The training and times might not compare, but the process does.
"What other event," says race director Jerry Swartsley, "do you get a chance to participate where everybody is equal. It doesn't matter what strata you're in financially. You can be very wealthy or very poor, but you put on your running shorts and shirt like everybody else."
He allows he can't drive an Indy car or play in an NBA game. But he can run alongside the elite, if only for a few strides.
"You don't get the opportunity to do that in any other sport," says Swartsley. "I think it's a positive."
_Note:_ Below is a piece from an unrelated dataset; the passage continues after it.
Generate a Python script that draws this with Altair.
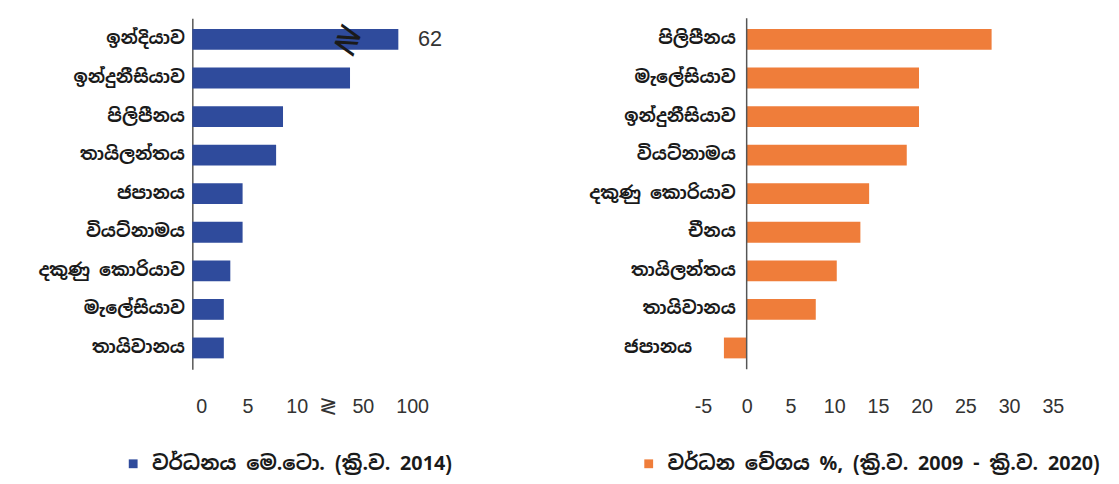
import altair as alt
import pandas as pd

# ---- data ----
left_countries = ["ඉන්දියාව", "ඉන්දුනීසියාව", "පිලිපීනය", "තායිලන්තය", "ජපානය",
                  "වියට්නාමය", "දකුණු කොරියාව", "මැලේසියාව", "තායිවානය"]
left_values = [62, 47.6, 9.5, 8.8, 5.4, 5.4, 4.1, 3.4, 3.4]

right_countries = ["පිලිපීනය", "මැලේසියාව", "ඉන්දුනීසියාව", "වියට්නාමය", "දකුණු කොරියාව",
                   "චීනය", "තායිලන්තය", "තායිවානය", "ජපානය"]
right_values = [28, 19.7, 19.7, 18.3, 14, 13, 10.3, 7.9, -2.6]

left_ticks = [0, 5, 10, 50, 100]
right_ticks = [-5, 0, 5, 10, 15, 20, 25, 30, 35]

left_legend = "වර්ධනය මෙ.ටො. (ක්‍රි.ව. 2014)"
right_legend = "වර්ධන වේගය %, (ක්‍රි.ව. 2009 - ක්‍රි.ව. 2020)"
break_mark = "≷"

# ---- styles ----
BLUE = "#2f4b9c"
ORANGE = "#ef7d3a"
SIN_FONT = "Noto Sans Sinhala, Iskoola Pota, Noto Sans, DejaVu Sans, sans-serif"
NUM_FONT = "Liberation Sans, Arial, sans-serif"
TXT = "#1a1a1a"
H = 356
LW = 214
RW = 355

ldf = pd.DataFrame({"country": left_countries, "value": left_values, "series": left_legend})
rdf = pd.DataFrame({"country": right_countries, "value": right_values, "series": right_legend})

band = alt.Scale(paddingInner=0.46, paddingOuter=0.28)

# ---------- left panel ----------
xl_scale = alt.Scale(domain=[0, 5, 10, 50, 62, 100], range=[0, 47, 97, 164, 209, 214], nice=False)
xl = alt.X("value:Q", scale=xl_scale,
           axis=alt.Axis(title=None, values=left_ticks, domain=False, ticks=False, grid=False,
                         labelPadding=28, labelOffset=9, labelFont=NUM_FONT, labelFontSize=20,
                         labelColor="#333", labelFlush=False, labelOverlap=False,
                         labelExpr="'' + datum.value"))
yl = alt.Y("country:N", sort=left_countries, scale=band,
           axis=alt.Axis(title=None, domain=True, domainColor="#555", domainWidth=1.5, ticks=False,
                         labelPadding=8, labelFont=SIN_FONT, labelFontSize=18, labelFontWeight="bold",
                         labelColor=TXT, labelLimit=300))

left_bars = alt.Chart(ldf).mark_bar().encode(
    x=xl, y=yl,
    color=alt.Color("series:N", scale=alt.Scale(domain=[left_legend], range=[BLUE]),
                    legend=alt.Legend(title=None, orient="none", legendX=-70, legendY=442,
                                      symbolType="square", symbolSize=80, symbolStrokeWidth=0,
                                      labelFont=SIN_FONT, labelFontSize=20, labelFontWeight="bold",
                                      labelColor=TXT, labelLimit=700, padding=0, labelOffset=9)),
)

india = alt.Chart(ldf).transform_filter(alt.datum.country == left_countries[0])

india_label = india.mark_text(align="left", baseline="middle", dx=20, font=NUM_FONT,
                              fontSize=22, color="#333").encode(
    x=alt.X("value:Q", scale=xl_scale), y=alt.Y("country:N", sort=left_countries),
    text=alt.Text("value:Q", format=".0f"))

bar_break = india.mark_text(text=break_mark, fontSize=36, color="#1a1a1a", angle=20,
                            baseline="middle").encode(
    x=alt.datum(46), y=alt.Y("country:N", sort=left_countries))

axis_break = india.mark_text(text=break_mark, fontSize=22, color="#333",
                             baseline="middle").encode(
    x=alt.datum(34), y=alt.value(H + 37))

left = alt.layer(left_bars, india_label, bar_break, axis_break).properties(width=LW, height=H)

# ---------- right panel ----------
xr_scale = alt.Scale(domain=[-5, 35], nice=False, zero=False)
xr = alt.X("value:Q", scale=xr_scale,
           axis=alt.Axis(title=None, values=right_ticks, domain=False, ticks=False, grid=False,
                         labelPadding=28, labelFont=NUM_FONT, labelFontSize=20, labelColor="#333",
                         labelFlush=False, labelOverlap=False, labelExpr="'' + datum.value"))
yr = alt.Y("country:N", sort=right_countries, scale=band, axis=None)

right_bars = alt.Chart(rdf).mark_bar().encode(
    x=xr, y=yr,
    color=alt.Color("series:N", scale=alt.Scale(domain=[right_legend], range=[ORANGE]),
                    legend=alt.Legend(title=None, orient="none", legendX=-65, legendY=442,
                                      symbolType="square", symbolSize=80, symbolStrokeWidth=0,
                                      labelFont=SIN_FONT, labelFontSize=20, labelFontWeight="bold",
                                      labelColor=TXT, labelLimit=700, padding=0, labelOffset=9)),
)

zero_rule = alt.Chart(rdf).transform_filter(alt.datum.country == right_countries[0]).mark_rule(
    color="#555", strokeWidth=1.5).encode(x=alt.datum(0))

right_labels = alt.Chart(rdf).transform_calculate(
    lx="datum.value < 0 ? -5 : 0").mark_text(
    align="right", baseline="middle", dx=-11, font=SIN_FONT, fontSize=18, fontWeight="bold",
    color=TXT).encode(
    x=alt.X("lx:Q", scale=xr_scale), y=alt.Y("country:N", sort=right_countries),
    text="country:N")

right = alt.layer(right_bars, zero_rule, right_labels).properties(width=RW, height=H)

chart = alt.hconcat(left, right, spacing=304, bounds="flush").resolve_scale(
    color="independent").properties(
    padding={"left": 30, "top": 6, "right": 10, "bottom": 0},
).configure_view(stroke=None)

chart.save("out.html", embed_options={"renderer": "svg", "actions": False})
If anyone should have misgivings about having the favored King in the field, it would be Damian Baldovino.
Baldovino has had more seconds here than a Thanksgiving dinner. His four runner-up finishes nearly overshadow his lone win, in 2002.
And this year, the Lakeview runner is in better shape than he's been in some time. At 41, he's climbed the ranks of masters competitors and is considered among the best in America. He has been invited, expenses paid, to compete in the mammoth Lilac Bloomsday Run in Spokane, Wash., next month.
His reaction to the return of King, who skipped last year because of conflicts but triumphed in the previous four Pears?
"I notice Max is in there, so I probably won't be winning the thing," he laughed.
Baldovino plans to use King as an aid as he attempts to break the 40-44 age-group record of 52:06.
Similar to his strategy recently in winning his division in the Shamrock Run in Portland a month ago, Baldovino will hitch a ride with King — or whoever else goes out fast.
"I'll let them pull me away from a lot of people who wouldn't go out with the faster guys," he says. "I'll sit on the younger guys for a while."
Baldovino's target time of sub-52 minutes might actually put him within shot of winning the whole shebang, according to King.
King has wrestled with a head-and-chest cold since returning from the World Cross Country Championships two weeks ago in Edinburgh, Great Britain. His predicted time, based in part on tough training sessions this week, is anywhere from 50 to 54 minutes, he says.
Don't be fooled, however. That's probably his modesty talking.
He also said he's not ruling out a record effort if things fall into place. That would be a time better than the 49:29 he ran in 2005 in sublime weather, which we'll have again today.
It would be exciting if others joined the dash for the title. Lucas, for instance, who was 44th at the Olympic Marathon Trials. Or two-time winner Tim Julian. Or accomplished ultramarathoners Hal Koerner and Erik Skaggs of Ashland.
That might be asking a bit much. King has speed to burn. The long-distance guys have endurance. They run 26.2- or 50- or 100-mile events. Stamina might not help them here.
"There's kind of a stigma that ultramarathon runners tend to be kind of slower," says Skaggs. "I guess that's true to a degree. But I like to run faster, shorter races, too. I don't like to limit myself."
He's shooting for a time around 52 minutes.
That might not catch King or Lucas.
"Those are two really fast guys," says Skaggs. "It'll be fun trying to run with them."
I bet a lot of runners are thinking the same thing.